>>>>

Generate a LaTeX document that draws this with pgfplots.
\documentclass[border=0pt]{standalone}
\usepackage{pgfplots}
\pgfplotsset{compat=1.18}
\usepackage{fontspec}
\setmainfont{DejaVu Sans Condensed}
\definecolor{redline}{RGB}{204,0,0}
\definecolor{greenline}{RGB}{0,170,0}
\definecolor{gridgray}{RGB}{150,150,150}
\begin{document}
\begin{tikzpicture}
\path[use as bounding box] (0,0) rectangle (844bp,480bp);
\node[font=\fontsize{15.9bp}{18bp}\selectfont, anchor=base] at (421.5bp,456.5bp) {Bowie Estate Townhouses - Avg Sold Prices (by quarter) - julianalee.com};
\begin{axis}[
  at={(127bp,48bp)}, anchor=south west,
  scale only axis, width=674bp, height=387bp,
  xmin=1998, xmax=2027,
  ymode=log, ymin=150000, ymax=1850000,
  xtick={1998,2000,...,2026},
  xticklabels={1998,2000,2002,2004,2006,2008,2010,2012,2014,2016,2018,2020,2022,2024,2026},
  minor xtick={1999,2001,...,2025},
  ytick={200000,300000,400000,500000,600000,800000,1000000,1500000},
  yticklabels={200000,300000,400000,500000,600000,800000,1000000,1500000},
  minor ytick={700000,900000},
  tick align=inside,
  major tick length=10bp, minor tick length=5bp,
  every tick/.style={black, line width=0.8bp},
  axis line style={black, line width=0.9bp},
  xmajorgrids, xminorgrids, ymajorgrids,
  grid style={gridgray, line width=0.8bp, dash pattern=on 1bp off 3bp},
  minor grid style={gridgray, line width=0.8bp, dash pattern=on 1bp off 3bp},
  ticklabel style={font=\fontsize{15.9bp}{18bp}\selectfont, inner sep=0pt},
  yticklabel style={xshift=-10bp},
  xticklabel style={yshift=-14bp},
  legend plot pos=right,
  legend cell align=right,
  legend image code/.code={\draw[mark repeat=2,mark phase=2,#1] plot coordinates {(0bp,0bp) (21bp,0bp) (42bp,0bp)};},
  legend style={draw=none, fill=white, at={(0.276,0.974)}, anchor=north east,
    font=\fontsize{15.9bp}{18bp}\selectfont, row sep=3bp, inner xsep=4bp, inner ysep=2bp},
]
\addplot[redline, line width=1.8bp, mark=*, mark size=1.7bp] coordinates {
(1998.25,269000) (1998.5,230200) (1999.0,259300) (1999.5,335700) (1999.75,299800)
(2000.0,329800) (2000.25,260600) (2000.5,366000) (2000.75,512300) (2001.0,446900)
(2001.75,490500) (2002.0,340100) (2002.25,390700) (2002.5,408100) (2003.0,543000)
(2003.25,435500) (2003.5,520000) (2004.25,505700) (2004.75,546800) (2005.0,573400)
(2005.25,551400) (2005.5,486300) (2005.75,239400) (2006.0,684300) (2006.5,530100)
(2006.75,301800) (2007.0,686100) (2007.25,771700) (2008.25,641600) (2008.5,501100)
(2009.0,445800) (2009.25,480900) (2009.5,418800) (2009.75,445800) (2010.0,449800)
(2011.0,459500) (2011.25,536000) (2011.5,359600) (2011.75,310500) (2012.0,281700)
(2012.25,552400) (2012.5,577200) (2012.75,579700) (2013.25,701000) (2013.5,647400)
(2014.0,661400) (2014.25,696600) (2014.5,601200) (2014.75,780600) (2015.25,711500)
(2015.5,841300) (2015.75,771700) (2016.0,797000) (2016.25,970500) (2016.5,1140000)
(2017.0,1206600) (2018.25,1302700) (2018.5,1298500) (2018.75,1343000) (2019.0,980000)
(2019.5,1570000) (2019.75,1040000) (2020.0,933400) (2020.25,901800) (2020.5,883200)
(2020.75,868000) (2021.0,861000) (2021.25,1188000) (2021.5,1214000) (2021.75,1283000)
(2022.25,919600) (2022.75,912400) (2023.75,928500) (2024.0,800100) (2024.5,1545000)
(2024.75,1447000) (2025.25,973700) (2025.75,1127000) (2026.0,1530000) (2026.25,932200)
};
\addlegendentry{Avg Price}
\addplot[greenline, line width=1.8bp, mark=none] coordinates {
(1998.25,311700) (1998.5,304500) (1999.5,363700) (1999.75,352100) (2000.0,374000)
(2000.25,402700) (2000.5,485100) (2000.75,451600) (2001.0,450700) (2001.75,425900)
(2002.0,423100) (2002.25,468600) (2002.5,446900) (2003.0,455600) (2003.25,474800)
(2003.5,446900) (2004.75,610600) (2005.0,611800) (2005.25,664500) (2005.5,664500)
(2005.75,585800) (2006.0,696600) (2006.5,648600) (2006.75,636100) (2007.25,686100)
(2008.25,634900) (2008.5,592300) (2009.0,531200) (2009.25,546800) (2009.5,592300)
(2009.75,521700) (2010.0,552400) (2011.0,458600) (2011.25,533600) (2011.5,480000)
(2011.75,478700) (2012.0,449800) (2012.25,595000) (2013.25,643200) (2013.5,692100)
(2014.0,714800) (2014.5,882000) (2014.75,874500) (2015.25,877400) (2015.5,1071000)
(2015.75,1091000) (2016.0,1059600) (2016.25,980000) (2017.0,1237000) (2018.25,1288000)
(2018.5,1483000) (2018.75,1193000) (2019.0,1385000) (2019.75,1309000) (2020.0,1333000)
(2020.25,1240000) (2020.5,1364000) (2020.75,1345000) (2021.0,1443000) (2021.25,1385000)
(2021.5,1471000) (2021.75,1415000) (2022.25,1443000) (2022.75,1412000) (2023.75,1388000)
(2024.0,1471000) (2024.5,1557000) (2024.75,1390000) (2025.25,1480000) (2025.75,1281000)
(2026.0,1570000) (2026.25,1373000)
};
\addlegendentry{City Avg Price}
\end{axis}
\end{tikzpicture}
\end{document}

<<<<
>>>>

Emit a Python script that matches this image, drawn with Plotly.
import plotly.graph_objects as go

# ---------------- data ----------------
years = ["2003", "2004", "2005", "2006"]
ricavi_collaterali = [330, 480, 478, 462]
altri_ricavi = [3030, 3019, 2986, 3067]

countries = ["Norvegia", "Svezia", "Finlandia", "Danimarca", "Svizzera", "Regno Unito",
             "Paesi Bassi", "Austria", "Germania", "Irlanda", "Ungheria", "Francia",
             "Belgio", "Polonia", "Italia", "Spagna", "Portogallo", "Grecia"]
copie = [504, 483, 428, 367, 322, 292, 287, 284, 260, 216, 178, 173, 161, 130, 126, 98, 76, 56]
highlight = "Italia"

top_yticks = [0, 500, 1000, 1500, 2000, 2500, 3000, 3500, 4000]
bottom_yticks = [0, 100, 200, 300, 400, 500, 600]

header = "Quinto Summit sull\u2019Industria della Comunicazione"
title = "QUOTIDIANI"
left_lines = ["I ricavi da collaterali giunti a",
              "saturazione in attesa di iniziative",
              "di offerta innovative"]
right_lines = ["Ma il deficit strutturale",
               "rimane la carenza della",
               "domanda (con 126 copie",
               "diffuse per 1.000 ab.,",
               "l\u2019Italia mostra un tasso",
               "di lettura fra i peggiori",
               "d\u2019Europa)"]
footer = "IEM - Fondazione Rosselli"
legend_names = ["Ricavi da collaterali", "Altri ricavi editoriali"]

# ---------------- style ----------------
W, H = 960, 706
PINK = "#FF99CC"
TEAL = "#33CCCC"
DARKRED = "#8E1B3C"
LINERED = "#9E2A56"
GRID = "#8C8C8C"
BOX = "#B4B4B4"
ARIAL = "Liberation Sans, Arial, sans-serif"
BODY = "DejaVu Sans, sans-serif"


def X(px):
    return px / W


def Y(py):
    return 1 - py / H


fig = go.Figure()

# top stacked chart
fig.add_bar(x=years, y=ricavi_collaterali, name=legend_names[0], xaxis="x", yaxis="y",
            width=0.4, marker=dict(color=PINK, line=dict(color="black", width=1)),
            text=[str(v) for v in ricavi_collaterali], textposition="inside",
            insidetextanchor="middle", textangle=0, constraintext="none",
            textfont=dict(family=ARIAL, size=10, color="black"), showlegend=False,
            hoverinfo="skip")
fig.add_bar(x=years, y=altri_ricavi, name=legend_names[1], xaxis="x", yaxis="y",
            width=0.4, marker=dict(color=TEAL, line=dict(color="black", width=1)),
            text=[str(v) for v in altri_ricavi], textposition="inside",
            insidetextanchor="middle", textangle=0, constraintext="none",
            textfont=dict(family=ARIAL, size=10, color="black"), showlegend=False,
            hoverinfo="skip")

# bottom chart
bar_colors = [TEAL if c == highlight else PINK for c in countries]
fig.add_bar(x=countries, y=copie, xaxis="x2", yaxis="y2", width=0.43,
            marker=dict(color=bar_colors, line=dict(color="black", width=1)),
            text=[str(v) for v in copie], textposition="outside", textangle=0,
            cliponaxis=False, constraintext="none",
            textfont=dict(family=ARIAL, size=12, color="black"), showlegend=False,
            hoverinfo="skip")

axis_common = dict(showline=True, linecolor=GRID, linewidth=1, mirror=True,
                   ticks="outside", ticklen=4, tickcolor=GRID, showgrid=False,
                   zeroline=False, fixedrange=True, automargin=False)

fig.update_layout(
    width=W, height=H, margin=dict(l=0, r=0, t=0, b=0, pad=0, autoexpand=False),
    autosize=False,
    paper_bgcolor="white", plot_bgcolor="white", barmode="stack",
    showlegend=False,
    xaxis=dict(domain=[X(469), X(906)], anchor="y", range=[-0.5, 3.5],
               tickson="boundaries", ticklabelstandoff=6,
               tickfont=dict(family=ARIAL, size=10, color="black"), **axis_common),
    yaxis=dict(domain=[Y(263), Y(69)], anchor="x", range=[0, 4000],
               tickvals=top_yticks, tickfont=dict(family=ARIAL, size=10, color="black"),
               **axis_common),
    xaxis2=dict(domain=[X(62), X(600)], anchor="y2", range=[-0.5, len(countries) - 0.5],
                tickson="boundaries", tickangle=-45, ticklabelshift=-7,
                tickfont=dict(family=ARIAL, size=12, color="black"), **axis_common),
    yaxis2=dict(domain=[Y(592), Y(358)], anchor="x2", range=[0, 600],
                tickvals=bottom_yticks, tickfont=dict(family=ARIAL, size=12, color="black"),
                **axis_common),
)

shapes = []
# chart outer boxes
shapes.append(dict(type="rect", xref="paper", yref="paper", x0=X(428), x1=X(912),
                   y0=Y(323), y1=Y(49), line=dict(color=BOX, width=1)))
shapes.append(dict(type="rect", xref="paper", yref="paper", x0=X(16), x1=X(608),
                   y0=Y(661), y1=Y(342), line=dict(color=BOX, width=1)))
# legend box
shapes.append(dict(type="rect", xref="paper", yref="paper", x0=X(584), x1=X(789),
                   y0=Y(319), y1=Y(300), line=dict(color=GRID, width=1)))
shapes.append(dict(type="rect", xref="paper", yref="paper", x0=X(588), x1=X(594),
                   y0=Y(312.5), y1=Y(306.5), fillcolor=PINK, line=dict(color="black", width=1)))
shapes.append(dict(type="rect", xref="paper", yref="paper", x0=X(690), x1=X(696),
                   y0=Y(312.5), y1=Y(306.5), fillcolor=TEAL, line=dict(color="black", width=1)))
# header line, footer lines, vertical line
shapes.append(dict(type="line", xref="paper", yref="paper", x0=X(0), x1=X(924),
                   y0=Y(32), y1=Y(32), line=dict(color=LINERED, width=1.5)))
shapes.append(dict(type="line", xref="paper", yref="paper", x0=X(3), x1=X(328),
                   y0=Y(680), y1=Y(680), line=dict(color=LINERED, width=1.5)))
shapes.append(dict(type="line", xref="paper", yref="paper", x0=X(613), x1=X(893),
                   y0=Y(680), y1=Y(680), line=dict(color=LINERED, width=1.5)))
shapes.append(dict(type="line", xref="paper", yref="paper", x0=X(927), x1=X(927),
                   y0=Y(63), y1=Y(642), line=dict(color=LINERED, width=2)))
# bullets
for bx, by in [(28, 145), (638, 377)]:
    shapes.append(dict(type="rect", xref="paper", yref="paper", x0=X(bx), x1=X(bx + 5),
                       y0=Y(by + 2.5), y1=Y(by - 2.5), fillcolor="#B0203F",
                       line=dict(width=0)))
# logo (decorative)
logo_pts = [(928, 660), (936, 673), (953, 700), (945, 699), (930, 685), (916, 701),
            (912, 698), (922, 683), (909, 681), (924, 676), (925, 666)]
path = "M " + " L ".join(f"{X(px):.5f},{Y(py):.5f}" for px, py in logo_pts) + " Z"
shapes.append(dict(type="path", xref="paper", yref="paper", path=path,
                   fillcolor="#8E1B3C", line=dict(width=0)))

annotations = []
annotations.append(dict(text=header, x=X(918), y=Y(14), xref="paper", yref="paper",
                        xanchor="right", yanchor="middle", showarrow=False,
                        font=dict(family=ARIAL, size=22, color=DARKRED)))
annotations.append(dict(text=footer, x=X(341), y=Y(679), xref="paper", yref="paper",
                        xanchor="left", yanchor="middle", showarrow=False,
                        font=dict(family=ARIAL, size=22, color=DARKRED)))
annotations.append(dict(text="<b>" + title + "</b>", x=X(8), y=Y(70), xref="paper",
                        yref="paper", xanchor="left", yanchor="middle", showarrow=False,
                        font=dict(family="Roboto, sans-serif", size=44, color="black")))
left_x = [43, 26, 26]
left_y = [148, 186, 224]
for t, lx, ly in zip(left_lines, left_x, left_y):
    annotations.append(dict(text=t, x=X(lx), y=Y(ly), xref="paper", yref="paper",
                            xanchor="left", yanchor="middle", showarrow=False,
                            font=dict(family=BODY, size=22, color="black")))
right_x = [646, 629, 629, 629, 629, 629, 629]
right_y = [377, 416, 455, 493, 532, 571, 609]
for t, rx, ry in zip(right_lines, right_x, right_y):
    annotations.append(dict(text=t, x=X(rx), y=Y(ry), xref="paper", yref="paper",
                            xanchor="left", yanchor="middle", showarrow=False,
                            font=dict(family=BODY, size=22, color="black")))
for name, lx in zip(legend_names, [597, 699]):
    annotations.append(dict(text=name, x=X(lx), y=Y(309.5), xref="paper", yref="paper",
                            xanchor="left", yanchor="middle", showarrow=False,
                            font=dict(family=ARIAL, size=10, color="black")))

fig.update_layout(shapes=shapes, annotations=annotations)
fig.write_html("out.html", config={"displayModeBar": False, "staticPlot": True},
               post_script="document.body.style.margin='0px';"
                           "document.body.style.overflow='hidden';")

<<<<
>>>>

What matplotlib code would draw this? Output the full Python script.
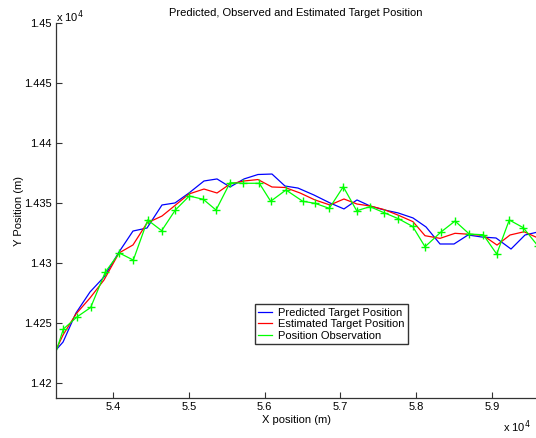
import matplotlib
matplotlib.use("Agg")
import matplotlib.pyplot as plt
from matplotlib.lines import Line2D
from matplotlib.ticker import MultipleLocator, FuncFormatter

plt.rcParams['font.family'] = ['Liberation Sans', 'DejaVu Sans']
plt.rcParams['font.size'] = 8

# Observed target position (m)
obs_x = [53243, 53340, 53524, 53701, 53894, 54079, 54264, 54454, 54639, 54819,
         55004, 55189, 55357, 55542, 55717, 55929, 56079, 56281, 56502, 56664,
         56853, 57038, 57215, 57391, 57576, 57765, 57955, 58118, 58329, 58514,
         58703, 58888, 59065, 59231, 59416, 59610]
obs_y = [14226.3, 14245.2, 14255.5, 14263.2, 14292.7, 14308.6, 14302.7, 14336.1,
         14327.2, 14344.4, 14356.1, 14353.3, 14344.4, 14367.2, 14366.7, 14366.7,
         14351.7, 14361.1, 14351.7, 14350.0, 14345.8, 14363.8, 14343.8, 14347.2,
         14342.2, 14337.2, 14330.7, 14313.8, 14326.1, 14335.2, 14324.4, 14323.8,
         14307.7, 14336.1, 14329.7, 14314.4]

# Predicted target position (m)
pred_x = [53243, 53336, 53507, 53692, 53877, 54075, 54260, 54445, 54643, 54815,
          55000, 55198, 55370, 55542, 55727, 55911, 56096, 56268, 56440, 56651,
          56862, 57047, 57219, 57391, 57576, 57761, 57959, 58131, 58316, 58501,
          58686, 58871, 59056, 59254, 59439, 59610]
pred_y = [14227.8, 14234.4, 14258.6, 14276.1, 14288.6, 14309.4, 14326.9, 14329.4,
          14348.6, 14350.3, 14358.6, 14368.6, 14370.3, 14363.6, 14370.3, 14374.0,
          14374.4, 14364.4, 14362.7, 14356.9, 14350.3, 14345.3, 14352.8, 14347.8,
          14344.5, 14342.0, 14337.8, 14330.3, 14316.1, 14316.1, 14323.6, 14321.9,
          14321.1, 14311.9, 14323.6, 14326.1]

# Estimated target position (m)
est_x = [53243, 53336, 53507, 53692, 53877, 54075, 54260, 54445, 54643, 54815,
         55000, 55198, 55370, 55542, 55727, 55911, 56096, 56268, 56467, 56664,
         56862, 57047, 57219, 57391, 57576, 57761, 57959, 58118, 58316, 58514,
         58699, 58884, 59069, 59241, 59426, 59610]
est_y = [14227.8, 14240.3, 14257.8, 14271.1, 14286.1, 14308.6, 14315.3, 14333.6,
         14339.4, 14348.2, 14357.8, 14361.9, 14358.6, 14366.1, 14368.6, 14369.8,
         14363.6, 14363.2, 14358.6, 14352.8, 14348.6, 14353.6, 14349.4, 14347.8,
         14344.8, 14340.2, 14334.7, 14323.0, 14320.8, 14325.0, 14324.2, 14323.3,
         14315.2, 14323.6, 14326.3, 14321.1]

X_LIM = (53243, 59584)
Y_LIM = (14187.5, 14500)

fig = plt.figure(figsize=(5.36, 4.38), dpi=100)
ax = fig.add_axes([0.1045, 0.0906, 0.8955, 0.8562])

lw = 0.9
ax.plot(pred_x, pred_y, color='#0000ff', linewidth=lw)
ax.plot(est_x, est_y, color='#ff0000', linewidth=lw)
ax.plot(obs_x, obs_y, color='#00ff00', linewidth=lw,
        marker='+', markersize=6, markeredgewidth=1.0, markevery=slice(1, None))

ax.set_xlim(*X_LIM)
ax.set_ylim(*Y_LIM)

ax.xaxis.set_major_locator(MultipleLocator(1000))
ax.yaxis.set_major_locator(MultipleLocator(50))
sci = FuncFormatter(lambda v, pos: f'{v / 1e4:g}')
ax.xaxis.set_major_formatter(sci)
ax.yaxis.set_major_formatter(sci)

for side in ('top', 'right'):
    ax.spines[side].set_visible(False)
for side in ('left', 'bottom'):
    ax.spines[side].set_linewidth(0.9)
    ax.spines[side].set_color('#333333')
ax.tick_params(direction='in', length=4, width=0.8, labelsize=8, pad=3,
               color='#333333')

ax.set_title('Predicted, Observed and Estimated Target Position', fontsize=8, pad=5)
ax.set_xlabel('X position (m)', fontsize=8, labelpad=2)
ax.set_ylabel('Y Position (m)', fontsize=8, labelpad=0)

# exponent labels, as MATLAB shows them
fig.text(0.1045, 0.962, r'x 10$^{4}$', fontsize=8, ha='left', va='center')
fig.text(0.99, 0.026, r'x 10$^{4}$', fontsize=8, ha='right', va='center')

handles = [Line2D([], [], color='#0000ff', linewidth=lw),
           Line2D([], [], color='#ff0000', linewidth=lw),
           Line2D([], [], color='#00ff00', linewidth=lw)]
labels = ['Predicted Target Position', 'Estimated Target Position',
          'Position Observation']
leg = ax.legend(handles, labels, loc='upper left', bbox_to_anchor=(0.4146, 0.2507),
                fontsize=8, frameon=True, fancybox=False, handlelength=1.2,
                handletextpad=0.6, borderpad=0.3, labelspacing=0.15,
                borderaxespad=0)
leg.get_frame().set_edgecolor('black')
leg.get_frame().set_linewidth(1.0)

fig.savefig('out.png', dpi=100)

<<<<

▶ Given request: Restate word for word the part that opens with the line containing "What matplotlib code" and closes with the line containing "plt.rcParams['font.size'] = 8", both ends included, and nothing else. Omit any images.

▶ Final answer:
What matplotlib code would draw this? Output the full Python script.
import matplotlib
matplotlib.use("Agg")
import matplotlib.pyplot as plt
from matplotlib.lines import Line2D
from matplotlib.ticker import MultipleLocator, FuncFormatter

plt.rcParams['font.family'] = ['Liberation Sans', 'DejaVu Sans']
plt.rcParams['font.size'] = 8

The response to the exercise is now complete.